In 2024 the SAT Exams As We Know Them Are Changing in New York
Remember taking the SAT exams? Of course, you do. If you nailed them, you definitely remember and if you flopped them, you'll never forget. But let's ask this question- how did your SAT score REALLY impact your life as a grown adult?
For literally forever, the SAT exams which are college admission exams have been taken in a big space, an auditorium or gymnasium and with pencil and paper but big changes are coming.
Finally catching up with the times, the SAT exams will move to a digital format for every single student in the United States, including in New York, starting in 2024.
Not only will the SAT exam move to a digital format, but the testing time will last less than previously. That's right - the excruciatingly long SAT exams will now only last for two hours rather than the traditional three. Also, and this would have been a huge game-changer for the mathematically challenged test takers of the past, students will be allowed to use a calculator on the math section. Also, the reading portion will include shorter sections.
The SAT exams will still take place under the watchful eye of a test monitor but starting in 2024, students will be allowed to pick whether they want to take the exam on their own device, including a tablet or laptop, or if they'd rather use a school-provided device.

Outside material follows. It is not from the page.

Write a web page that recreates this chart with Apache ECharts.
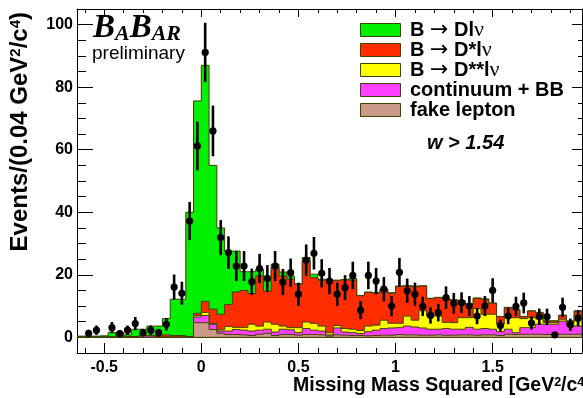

So, what happens if the testing facility experiences a loss of power or internet service? The new SAT exams will be designed to constantly auto-save so that work isn't lost during the hiccup.
In other news, the largest public university system in the entire United States of America is considering doing away with the requirement that students at its 23 campuses must be able to show SAT or ACT scores for admission.
The board of California State University plans to officially accept the change in March. CSU trustee Julia Lopez told EdSource, “There are people who would like it to remain the way it was, and there will be people who will want to argue that this is actually reducing the quality of instruction.”